- [A run of records]
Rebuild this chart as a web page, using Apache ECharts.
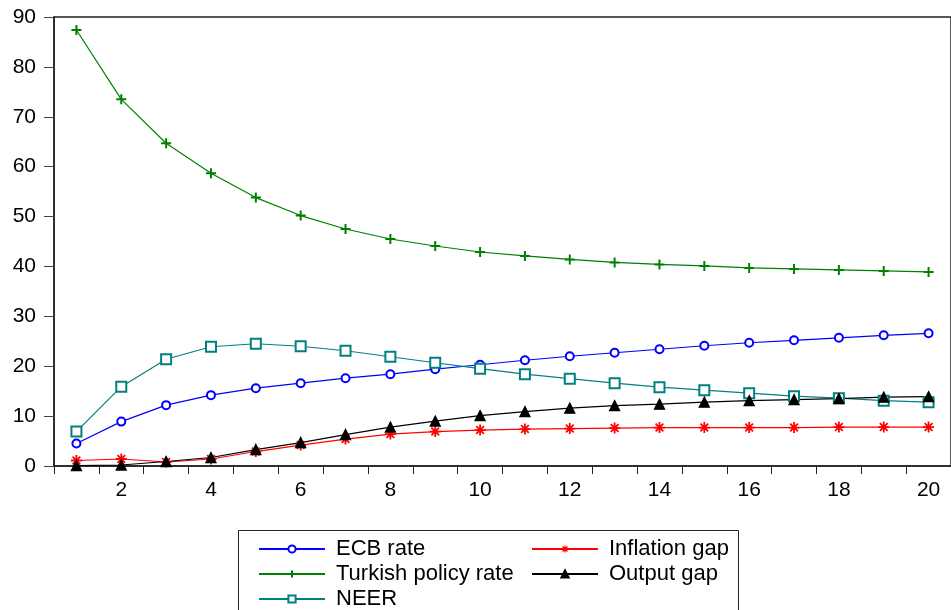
<!DOCTYPE html>
<html>
<head>
<meta charset="utf-8">
<script src="https://cdn.jsdelivr.net/npm/echarts@6/dist/echarts.min.js"></script>
<style>
html, body { margin: 0; padding: 0; background: #fff; }
#main { width: 951px; height: 610px; }
</style>
</head>
<body>
<div id="main"></div>
<script>
// 横轴期数
const periods = ['1','2','3','4','5','6','7','8','9','10','11','12','13','14','15','16','17','18','19','20'];
// 各序列数据
const ecbRate = [4.5, 8.9, 12.2, 14.2, 15.6, 16.6, 17.6, 18.4, 19.4, 20.3, 21.2, 22.0, 22.7, 23.4, 24.1, 24.7, 25.2, 25.7, 26.2, 26.6];
const turkishRate = [87.4, 73.5, 64.7, 58.7, 53.8, 50.2, 47.5, 45.5, 44.1, 42.9, 42.1, 41.4, 40.8, 40.4, 40.1, 39.7, 39.5, 39.3, 39.1, 38.9];
const neer = [6.9, 15.9, 21.4, 23.9, 24.5, 24.0, 23.1, 21.9, 20.7, 19.5, 18.4, 17.5, 16.6, 15.8, 15.2, 14.6, 14.0, 13.6, 13.1, 12.8];
const inflationGap = [1.1, 1.4, 0.8, 1.4, 2.9, 4.2, 5.4, 6.4, 6.9, 7.2, 7.4, 7.5, 7.6, 7.7, 7.7, 7.7, 7.7, 7.8, 7.8, 7.8];
const outputGap = [0.1, 0.2, 0.9, 1.7, 3.3, 4.7, 6.3, 7.8, 9.0, 10.1, 10.9, 11.6, 12.1, 12.4, 12.8, 13.1, 13.3, 13.5, 13.8, 13.9];

const FONT = '"Liberation Sans", Arial, sans-serif';
const plusPath = 'path://M5,0V10M0,5H10';
const starPath = 'path://M5,0V10M0,5H10M1.5,1.5L8.5,8.5M8.5,1.5L1.5,8.5';

const chart = echarts.init(document.getElementById('main'));

function mkSeries(name, data, color, symbol, size, extra) {
    return Object.assign({
        name: name,
        type: 'line',
        data: data,
        symbol: symbol,
        symbolSize: size,
        showAllSymbol: true,
        lineStyle: { color: color, width: 1.2 },
        itemStyle: { color: color, borderColor: color, borderWidth: 1.3 },
        emphasis: { disabled: true },
        animation: false
    }, extra || {});
}

const legendText = { fontFamily: FONT, fontSize: 22, color: '#000', lineHeight: 20, padding: [0, 0, 0, 6] };

const option = {
    backgroundColor: '#fff',
    grid: {
        left: 54, top: 17, right: -8, bottom: 144,
        show: true, borderColor: '#222', borderWidth: 1.5
    },
    graphic: [{
        type: 'rect',
        shape: { x: 238.5, y: 530.5, width: 500, height: 100 },
        style: { fill: 'none', stroke: '#222', lineWidth: 1 }
    }],
    legend: [
        {
            data: ['ECB rate', 'Turkish policy rate', 'NEER'],
            orient: 'vertical', left: 253, top: 533, height: 120,
            itemWidth: 66, itemHeight: 9, itemGap: 3,
            textStyle: legendText
        },
        {
            data: [
                { name: 'Inflation gap', itemStyle: { borderWidth: 1.2 } },
                'Output gap'
            ],
            orient: 'vertical', left: 526, top: 533, height: 120,
            itemWidth: 66, itemHeight: 9, itemGap: 3,
            textStyle: legendText
        }
    ],
    xAxis: {
        type: 'category',
        data: periods,
        boundaryGap: true,
        axisLine: { lineStyle: { color: '#222', width: 1.5 } },
        axisTick: { show: true, interval: 0, length: 8, lineStyle: { color: '#222' } },
        axisLabel: {
            interval: function (i) { return i % 2 === 1; },
            fontFamily: FONT, fontSize: 21, color: '#000', margin: 14
        },
        splitLine: { show: false }
    },
    yAxis: {
        type: 'value',
        min: 0, max: 90, interval: 10,
        axisLine: { show: true, lineStyle: { color: '#222', width: 1.5 } },
        axisTick: { show: true, length: 10, lineStyle: { color: '#444' } },
        axisLabel: { fontFamily: FONT, fontSize: 21, color: '#000', margin: 18 },
        splitLine: { show: false }
    },
    series: [
        mkSeries('ECB rate', ecbRate, '#0000ff', 'emptyCircle', 8),
        mkSeries('Turkish policy rate', turkishRate, '#008000', plusPath, 10, { itemStyle: { color: '#008000', borderColor: '#008000', borderWidth: 2 } }),
        mkSeries('NEER', neer, '#008080', 'emptyRect', 10),
        mkSeries('Inflation gap', inflationGap, '#ff0000', starPath, 11, { itemStyle: { color: '#ff0000', borderColor: '#ff0000', borderWidth: 1.8 } }),
        mkSeries('Output gap', outputGap, '#000000', 'triangle', 10)
    ]
};

chart.setOption(option);
</script>
</body>
</html>
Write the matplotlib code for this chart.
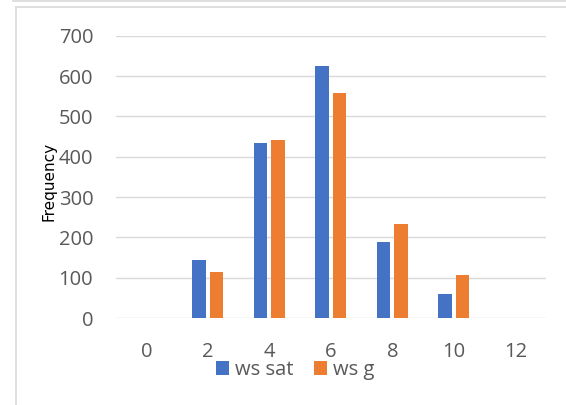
import numpy as np
import matplotlib.pyplot as plt
from matplotlib.lines import Line2D

plt.rcParams['font.family'] = ['Open Sans', 'DejaVu Sans']

categories = ['0', '2', '4', '6', '8', '10', '12']
ws_sat = [0, 143, 435, 626, 188, 59, 0]
ws_g = [0, 115, 442, 557, 232, 107, 0]

W, H = 566, 405
fig = plt.figure(figsize=(W / 100, H / 100), dpi=100)
ax = fig.add_axes([115.5 / W, 1 - 318 / H, 430.5 / W, (318 - 35.7) / H])

x = np.arange(len(categories))
bw = 0.222
off = 0.143
ax.bar(x - off, ws_sat, bw, color='#4472C4', label='ws sat', zorder=3)
ax.bar(x + off, ws_g, bw, color='#ED7D31', label='ws g', zorder=3)

ax.set_xlim(-0.5, len(categories) - 0.5)
ax.set_ylim(0, 700)
ax.set_yticks(range(0, 701, 100))
ax.set_xticks(x)
ax.set_xticklabels(categories)
ax.yaxis.grid(True, color='#d9d9d9', linewidth=1.0)
ax.set_axisbelow(True)
for s in ax.spines.values():
    s.set_visible(False)
ax.tick_params(length=0, labelsize=14.5, labelcolor='#595959')
ax.tick_params(axis='y', pad=16)
ax.tick_params(axis='x', pad=17)

fig.text(48.5 / W, 1 - 181.5 / H, 'Frequency', rotation=90, fontsize=11,
         family='DejaVu Sans', ha='center', va='center', color='black')

fig.legend(loc='center', bbox_to_anchor=(295.5 / W, 1 - 370 / H), ncol=2,
           frameon=False, fontsize=14.5, handlelength=0.65, handleheight=0.65,
           handletextpad=0.3, columnspacing=1.0, borderpad=0,
           labelcolor='#595959')

# chart area frame
border = '#d9d9d9'
fig.add_artist(Line2D([12.7 / W, 1], [1 - 0.7 / H, 1 - 0.7 / H],
                      transform=fig.transFigure, color=border, lw=1.2))
fig.add_artist(Line2D([15.8 / W, 1], [1 - 6.8 / H, 1 - 6.8 / H],
                      transform=fig.transFigure, color=border, lw=1.2))
fig.add_artist(Line2D([15.8 / W, 15.8 / W], [0, 1 - 6.8 / H],
                      transform=fig.transFigure, color=border, lw=1.2))

fig.savefig('out.png', dpi=100)
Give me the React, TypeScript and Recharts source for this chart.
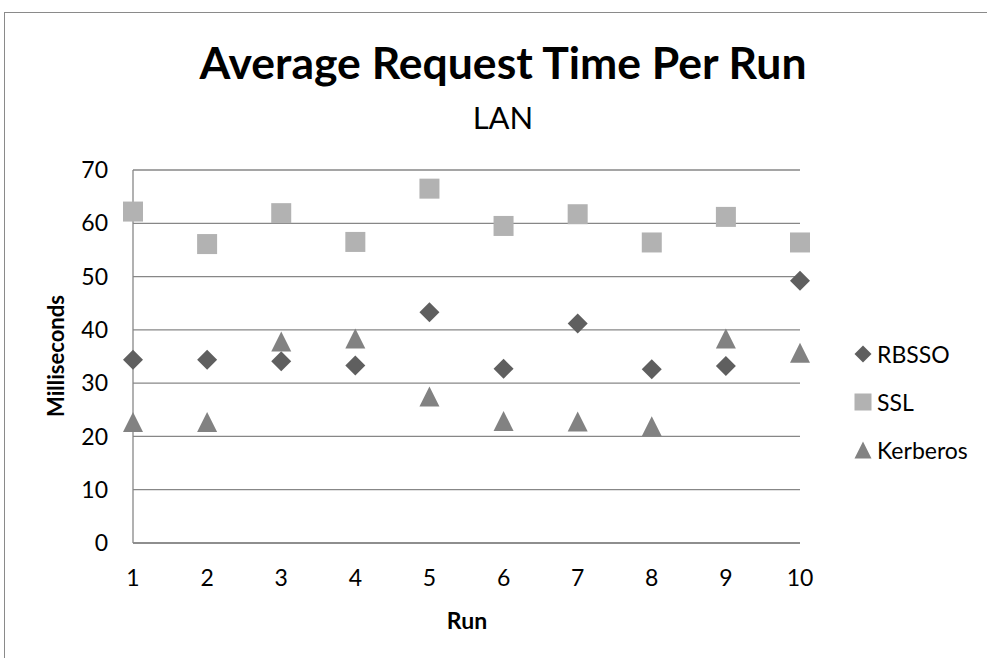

- [Stated exercise] Transcribe the material exactly, leaving every picture out.

- [Reply to the exercise]
Rebuild this chart as a web page, using Apache ECharts.
<!DOCTYPE html>
<html>
<head>
<meta charset="utf-8">
<script src="https://cdn.jsdelivr.net/npm/echarts@6/dist/echarts.min.js"></script>
<style>
html, body { margin: 0; padding: 0; background: #fff; }
#main { width: 951px; height: 610px; }
</style>
</head>
<body>
<div id="main"></div>
<script>
// 横轴期数
const periods = ['1','2','3','4','5','6','7','8','9','10','11','12','13','14','15','16','17','18','19','20'];
// 各序列数据
const ecbRate = [4.5, 8.9, 12.2, 14.2, 15.6, 16.6, 17.6, 18.4, 19.4, 20.3, 21.2, 22.0, 22.7, 23.4, 24.1, 24.7, 25.2, 25.7, 26.2, 26.6];
const turkishRate = [87.4, 73.5, 64.7, 58.7, 53.8, 50.2, 47.5, 45.5, 44.1, 42.9, 42.1, 41.4, 40.8, 40.4, 40.1, 39.7, 39.5, 39.3, 39.1, 38.9];
const neer = [6.9, 15.9, 21.4, 23.9, 24.5, 24.0, 23.1, 21.9, 20.7, 19.5, 18.4, 17.5, 16.6, 15.8, 15.2, 14.6, 14.0, 13.6, 13.1, 12.8];
const inflationGap = [1.1, 1.4, 0.8, 1.4, 2.9, 4.2, 5.4, 6.4, 6.9, 7.2, 7.4, 7.5, 7.6, 7.7, 7.7, 7.7, 7.7, 7.8, 7.8, 7.8];
const outputGap = [0.1, 0.2, 0.9, 1.7, 3.3, 4.7, 6.3, 7.8, 9.0, 10.1, 10.9, 11.6, 12.1, 12.4, 12.8, 13.1, 13.3, 13.5, 13.8, 13.9];

const FONT = '"Liberation Sans", Arial, sans-serif';
const plusPath = 'path://M5,0V10M0,5H10';
const starPath = 'path://M5,0V10M0,5H10M1.5,1.5L8.5,8.5M8.5,1.5L1.5,8.5';

const chart = echarts.init(document.getElementById('main'));

function mkSeries(name, data, color, symbol, size, extra) {
    return Object.assign({
        name: name,
        type: 'line',
        data: data,
        symbol: symbol,
        symbolSize: size,
        showAllSymbol: true,
        lineStyle: { color: color, width: 1.2 },
        itemStyle: { color: color, borderColor: color, borderWidth: 1.3 },
        emphasis: { disabled: true },
        animation: false
    }, extra || {});
}

const legendText = { fontFamily: FONT, fontSize: 22, color: '#000', lineHeight: 20, padding: [0, 0, 0, 6] };

const option = {
    backgroundColor: '#fff',
    grid: {
        left: 54, top: 17, right: -8, bottom: 144,
        show: true, borderColor: '#222', borderWidth: 1.5
    },
    graphic: [{
        type: 'rect',
        shape: { x: 238.5, y: 530.5, width: 500, height: 100 },
        style: { fill: 'none', stroke: '#222', lineWidth: 1 }
    }],
    legend: [
        {
            data: ['ECB rate', 'Turkish policy rate', 'NEER'],
            orient: 'vertical', left: 253, top: 533, height: 120,
            itemWidth: 66, itemHeight: 9, itemGap: 3,
            textStyle: legendText
        },
        {
            data: [
                { name: 'Inflation gap', itemStyle: { borderWidth: 1.2 } },
                'Output gap'
            ],
            orient: 'vertical', left: 526, top: 533, height: 120,
            itemWidth: 66, itemHeight: 9, itemGap: 3,
            textStyle: legendText
        }
    ],
    xAxis: {
        type: 'category',
        data: periods,
        boundaryGap: true,
        axisLine: { lineStyle: { color: '#222', width: 1.5 } },
        axisTick: { show: true, interval: 0, length: 8, lineStyle: { color: '#222' } },
        axisLabel: {
            interval: function (i) { return i % 2 === 1; },
            fontFamily: FONT, fontSize: 21, color: '#000', margin: 14
        },
        splitLine: { show: false }
    },
    yAxis: {
        type: 'value',
        min: 0, max: 90, interval: 10,
        axisLine: { show: true, lineStyle: { color: '#222', width: 1.5 } },
        axisTick: { show: true, length: 10, lineStyle: { color: '#444' } },
        axisLabel: { fontFamily: FONT, fontSize: 21, color: '#000', margin: 18 },
        splitLine: { show: false }
    },
    series: [
        mkSeries('ECB rate', ecbRate, '#0000ff', 'emptyCircle', 8),
        mkSeries('Turkish policy rate', turkishRate, '#008000', plusPath, 10, { itemStyle: { color: '#008000', borderColor: '#008000', borderWidth: 2 } }),
        mkSeries('NEER', neer, '#008080', 'emptyRect', 10),
        mkSeries('Inflation gap', inflationGap, '#ff0000', starPath, 11, { itemStyle: { color: '#ff0000', borderColor: '#ff0000', borderWidth: 1.8 } }),
        mkSeries('Output gap', outputGap, '#000000', 'triangle', 10)
    ]
};

chart.setOption(option);
</script>
</body>
</html>
Write the matplotlib code for this chart.
import numpy as np
import matplotlib.pyplot as plt
from matplotlib.lines import Line2D

plt.rcParams['font.family'] = ['Open Sans', 'DejaVu Sans']

categories = ['0', '2', '4', '6', '8', '10', '12']
ws_sat = [0, 143, 435, 626, 188, 59, 0]
ws_g = [0, 115, 442, 557, 232, 107, 0]

W, H = 566, 405
fig = plt.figure(figsize=(W / 100, H / 100), dpi=100)
ax = fig.add_axes([115.5 / W, 1 - 318 / H, 430.5 / W, (318 - 35.7) / H])

x = np.arange(len(categories))
bw = 0.222
off = 0.143
ax.bar(x - off, ws_sat, bw, color='#4472C4', label='ws sat', zorder=3)
ax.bar(x + off, ws_g, bw, color='#ED7D31', label='ws g', zorder=3)

ax.set_xlim(-0.5, len(categories) - 0.5)
ax.set_ylim(0, 700)
ax.set_yticks(range(0, 701, 100))
ax.set_xticks(x)
ax.set_xticklabels(categories)
ax.yaxis.grid(True, color='#d9d9d9', linewidth=1.0)
ax.set_axisbelow(True)
for s in ax.spines.values():
    s.set_visible(False)
ax.tick_params(length=0, labelsize=14.5, labelcolor='#595959')
ax.tick_params(axis='y', pad=16)
ax.tick_params(axis='x', pad=17)

fig.text(48.5 / W, 1 - 181.5 / H, 'Frequency', rotation=90, fontsize=11,
         family='DejaVu Sans', ha='center', va='center', color='black')

fig.legend(loc='center', bbox_to_anchor=(295.5 / W, 1 - 370 / H), ncol=2,
           frameon=False, fontsize=14.5, handlelength=0.65, handleheight=0.65,
           handletextpad=0.3, columnspacing=1.0, borderpad=0,
           labelcolor='#595959')

# chart area frame
border = '#d9d9d9'
fig.add_artist(Line2D([12.7 / W, 1], [1 - 0.7 / H, 1 - 0.7 / H],
                      transform=fig.transFigure, color=border, lw=1.2))
fig.add_artist(Line2D([15.8 / W, 1], [1 - 6.8 / H, 1 - 6.8 / H],
                      transform=fig.transFigure, color=border, lw=1.2))
fig.add_artist(Line2D([15.8 / W, 15.8 / W], [0, 1 - 6.8 / H],
                      transform=fig.transFigure, color=border, lw=1.2))

fig.savefig('out.png', dpi=100)
Give me the React, TypeScript and Recharts source for this chart.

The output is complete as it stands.